Dr. Ciann L. Wilson will give a talk entitled, “Building Black and Indigenous Alliances for Health and Wellbeing” on 5 January 2017 at the Harriet Tubman Institute from 2:30-4:30 p.m.
This presentation begins by contextualizing the history of relationships between African diasporic and Indigenous peoples in the Americas within the Euro-western colonial project. Forced together through the appropriation of land and slavery, the relationships between Indigenous and African diasporic people is complex. Euro-western ideas of racial formation, theological and biological determinism prescribed the subordination of these communities to the status of animalized beings. The results of these similar and yet different forms of colonialism have left African diasporic and Indigenous peoples at risk for poor indicators of health and wellbeing such as HIV prevalence.
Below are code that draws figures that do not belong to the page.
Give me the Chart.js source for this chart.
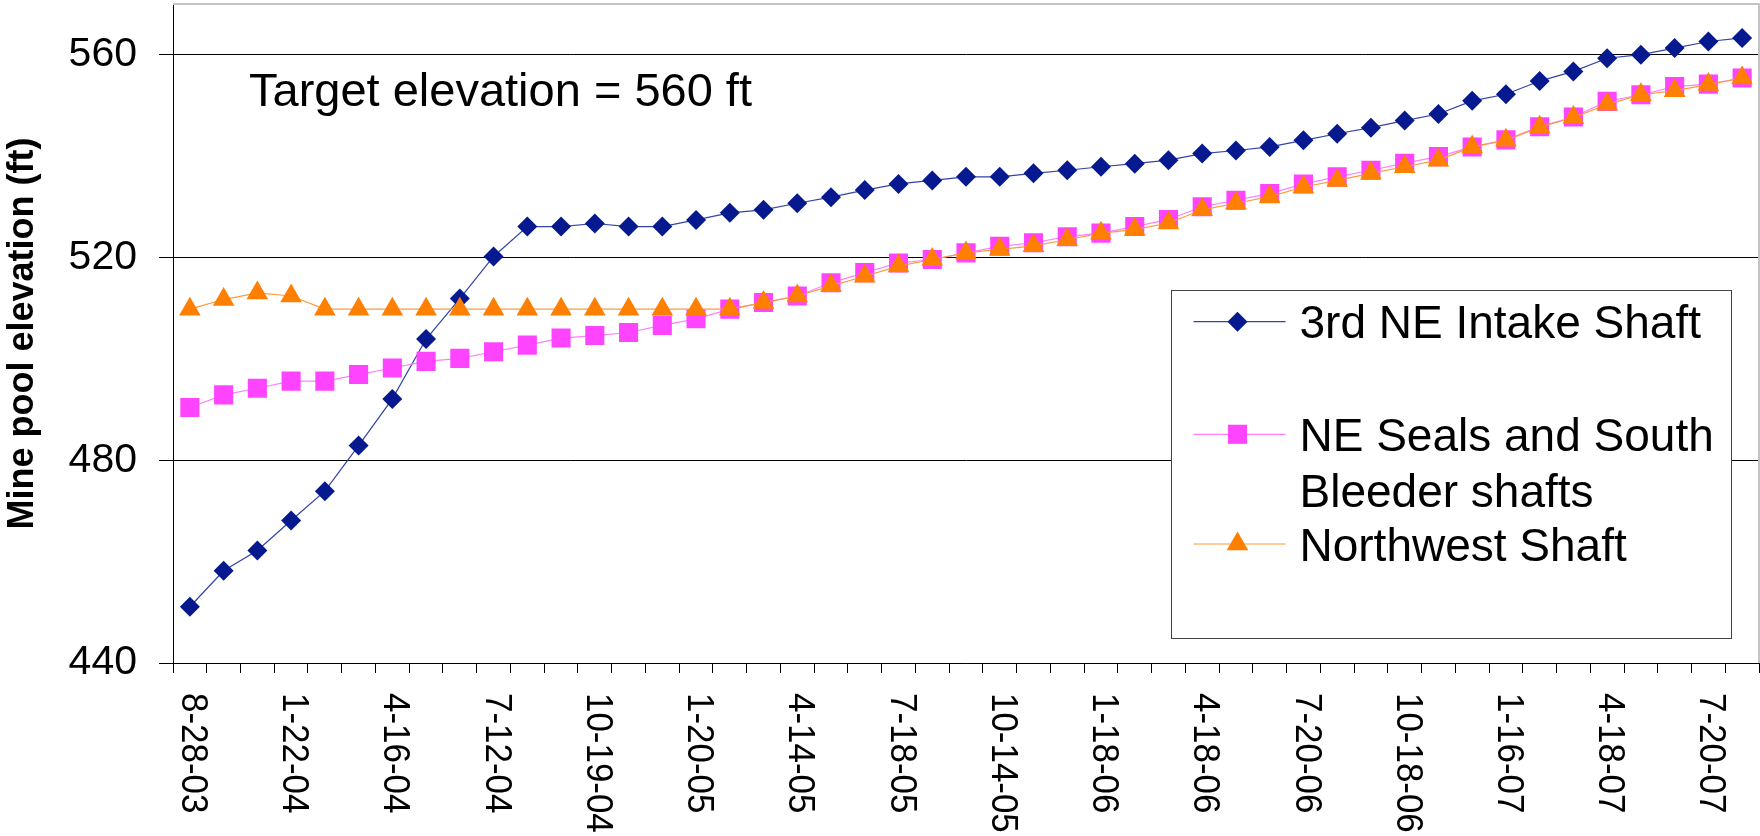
<!DOCTYPE html>
<html>
<head>
<meta charset="utf-8">
<script src="https://cdn.jsdelivr.net/npm/chart.js@4.4.1/dist/chart.umd.min.js"></script>
<style>
  html, body { margin: 0; padding: 0; background: #fff; }
  #wrap { width: 1760px; height: 836px; }
</style>
</head>
<body>
<div id="wrap"><canvas id="elevChart"></canvas></div>
<script>
/* global Chart */

// x labels shown on the axis (one every 3 readings)
let tickLabels = ["8-28-03", "1-22-04", "4-16-04", "7-12-04", "10-19-04", "1-20-05",
  "4-14-05", "7-18-05", "10-14-05", "1-18-06", "4-18-06", "7-20-06",
  "10-18-06", "1-16-07", "4-18-07", "7-20-07"];
let labelEvery = 3;

let intakeShaft = [451.1, 458.2, 462.2, 468.1, 473.9, 482.9, 492.1, 503.9, 511.9, 520.2,
  526.1, 526.1, 526.7, 526.1, 526.1, 527.4, 528.8, 529.4, 530.7, 531.9,
  533.3, 534.5, 535.2, 535.9, 535.9, 536.6, 537.2, 537.9, 538.5, 539.2,
  540.5, 541.1, 541.8, 543.1, 544.4, 545.6, 547.0, 548.3, 550.9, 552.2,
  554.8, 556.7, 559.3, 560.0, 561.3, 562.6, 563.3];
let sealsBleeder = [490.4, 492.9, 494.2, 495.6, 495.6, 496.9, 498.2, 499.5, 500.1, 501.4,
  502.7, 504.1, 504.6, 505.2, 506.6, 507.9, 509.8, 511.1, 512.4, 515.0,
  517.0, 518.9, 519.6, 520.9, 522.2, 522.9, 524.1, 524.8, 526.1, 527.5,
  530.0, 531.3, 532.6, 534.5, 535.9, 537.2, 538.6, 539.9, 541.8, 543.2,
  545.8, 547.7, 550.8, 552.1, 553.7, 554.2, 555.4];
let northwestShaft = [509.8, 511.7, 513.0, 512.4, 509.8, 509.8, 509.8, 509.8, 509.8, 509.8,
  509.8, 509.8, 509.8, 509.8, 509.8, 509.8, 509.8, 511.1, 512.4, 514.4,
  516.3, 518.3, 519.6, 520.9, 521.6, 522.3, 523.5, 524.8, 525.5, 526.8,
  529.4, 530.7, 532.0, 533.9, 535.2, 536.6, 537.9, 539.2, 541.8, 543.1,
  545.7, 547.6, 550.2, 552.1, 552.9, 554.1, 555.4];

let seriesNames = [["3rd NE Intake Shaft"], ["NE Seals and South", "Bleeder shafts"], ["Northwest Shaft"]];
let yTicks = { min: 440, max: 570, step: 40 };
let targetNote = "Target elevation = 560 ft";

let categories = intakeShaft.map((v, i) => (i % labelEvery === 0 ? tickLabels[i / labelEvery] : ""));

const FONT = '"Liberation Sans", Arial, sans-serif';
const colors = ["#06198e", "#ff44ff", "#ff7f00"];
const lineColors = ["#3343a6", "#ff80ff", "#ff9a3c"];
const styles = ["rectRot", "rect", "triangle"];
const radii = [10, 13.5, 12.5];

function marker(ctx, style, x, y, r, color) {
  ctx.save();
  ctx.fillStyle = color;
  ctx.beginPath();
  if (style === "rectRot") {
    ctx.moveTo(x, y - r); ctx.lineTo(x + r, y); ctx.lineTo(x, y + r); ctx.lineTo(x - r, y);
  } else if (style === "rect") {
    let s = r * Math.SQRT1_2;
    ctx.rect(x - s, y - s, 2 * s, 2 * s);
  } else {
    ctx.moveTo(x, y - r);
    ctx.lineTo(x + r * 0.866, y + r * 0.5);
    ctx.lineTo(x - r * 0.866, y + r * 0.5);
  }
  ctx.closePath();
  ctx.fill();
  ctx.restore();
}

function noPad(s) {
  s.paddingTop = 0;
  s.paddingBottom = 0;
  s.paddingLeft = 0;
  s.paddingRight = 0;
}

const framePlugin = {
  id: "frame",
  beforeDatasetsDraw(chart) {
    const { ctx, chartArea: a } = chart;
    ctx.save();
    ctx.strokeStyle = "#c4c4c4";
    ctx.lineWidth = 2;
    ctx.beginPath();
    ctx.moveTo(a.left, a.top);
    ctx.lineTo(a.right, a.top);
    ctx.lineTo(a.right, a.bottom);
    ctx.stroke();
    ctx.restore();
  }
};

const overlayPlugin = {
  id: "overlay",
  afterDatasetsDraw(chart) {
    const { ctx, chartArea: a } = chart;
    const xs = chart.scales.x;

    // note text
    ctx.save();
    ctx.fillStyle = "#000";
    ctx.font = "47px " + FONT;
    ctx.textBaseline = "alphabetic";
    ctx.textAlign = "left";
    ctx.fillText(targetNote, a.left + 76, 106);
    ctx.restore();

    // legend box
    const box = { x: 1171.5, y: 290.5, w: 560, h: 348 };
    ctx.save();
    ctx.fillStyle = "#fff";
    ctx.fillRect(box.x, box.y, box.w, box.h);
    ctx.strokeStyle = "#444";
    ctx.lineWidth = 1;
    ctx.strokeRect(box.x, box.y, box.w, box.h);
    const rowsY = [321.7, 434.3, 544];
    ctx.font = "46px " + FONT;
    seriesNames.forEach((lines, i) => {
      const y = rowsY[i];
      ctx.strokeStyle = lineColors[i];
      ctx.lineWidth = 1.2;
      ctx.beginPath();
      ctx.moveTo(box.x + 22, y);
      ctx.lineTo(box.x + 114, y);
      ctx.stroke();
      marker(ctx, styles[i], box.x + 66, y, radii[i], colors[i]);
      ctx.fillStyle = "#000";
      lines.forEach((t, k) => ctx.fillText(t, box.x + 128, y + 16.6 + k * 56));
    });
    ctx.restore();

    // x labels, rotated clockwise
    ctx.save();
    ctx.fillStyle = "#000";
    ctx.font = "36px " + FONT;
    ctx.textAlign = "left";
    ctx.textBaseline = "middle";
    categories.forEach((lab, i) => {
      if (!lab) return;
      const x = xs.getPixelForValue(i);
      ctx.save();
      ctx.translate(x + 2, a.bottom + 30);
      ctx.rotate(Math.PI / 2);
      ctx.scale(0.97, 1);
      ctx.fillText(lab, 0, 0);
      ctx.restore();
    });
    ctx.restore();
  }
};

const ctx = document.getElementById("elevChart").getContext("2d");
const elevChart = new Chart(ctx, {
  type: "line",
  data: {
    labels: categories,
    datasets: [intakeShaft, sealsBleeder, northwestShaft].map((d, i) => ({
      label: seriesNames[i].join(" "),
      data: d,
      borderColor: lineColors[i],
      backgroundColor: colors[i],
      borderWidth: 1.2,
      pointStyle: styles[i],
      pointRadius: radii[i],
      pointBorderWidth: 0,
      pointBackgroundColor: colors[i],
      pointBorderColor: colors[i],
      tension: 0,
      fill: false,
      order: 2 - i,
    })),
  },
  options: {
    responsive: true,
    maintainAspectRatio: false,
    animation: false,
    devicePixelRatio: 1,
    layout: { autoPadding: false, padding: { top: 4, right: 1, left: 0, bottom: 0 } },
    plugins: {
      legend: { display: false },
      tooltip: { enabled: false },
    },
    scales: {
      x: {
        type: "category",
        offset: true,
        ticks: { display: false, autoSkip: false },
        grid: { drawOnChartArea: false, drawTicks: true, tickLength: 10, color: "#000", offset: true },
        border: { color: "#000", width: 1 },
        afterFit: (s) => { s.height = 173; noPad(s); },
      },
      y: {
        min: yTicks.min,
        max: yTicks.max,
        ticks: {
          stepSize: yTicks.step,
          includeBounds: false,
          color: "#000",
          padding: 22,
          font: { family: FONT, size: 41 },
        },
        grid: { color: "#000", lineWidth: 1, tickLength: 14 },
        border: { color: "#000", width: 1 },
        title: {
          display: true,
          text: "Mine pool elevation (ft)",
          color: "#000",
          font: { family: FONT, size: 36, weight: "bold" },
          padding: { top: 1, bottom: 0 },
        },
        afterFit: (s) => { s.width = 173; noPad(s); },
      },
    },
  },
  plugins: [framePlugin, overlayPlugin],
});
</script>
</body>
</html>
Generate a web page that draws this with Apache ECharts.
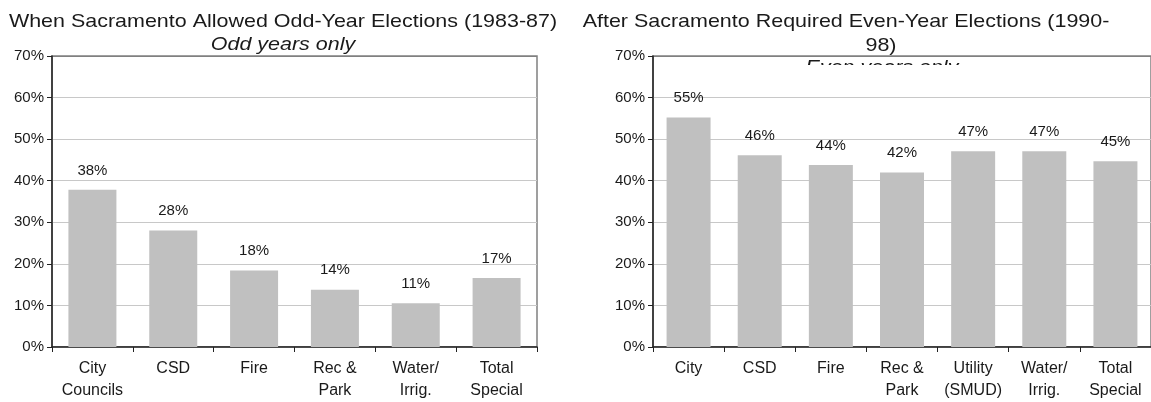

However, these communities have exhibited tremendous resilience and strength, often leaning upon each other in different ways to navigate and survive white settler society. Tracing the potential for solidarity building in critical resistance movements within and between Indigenous and Black communities, both historically (such as the people power movements of the ’60s and ‘70s) and contemporarily (such as the Idle No More and Black Lives Matter movements), this presentation posits that such alliances are integral for defeating white supremacy; reaffirm Indigenous and African diasporic humanism, health and wellbeing, freedom and possible futures.
Dr. Ciann Wilson is an Assistant Professor in Community Psychology at Laurier. As a result of her lived experience as a racialized woman, her research interests include HIV/AIDS and sexual health research; qualitative, community-based, and Indigenous research approaches; African diasporic and Indigenous community health and wellbeing; and critical race, class and anti-colonial theories.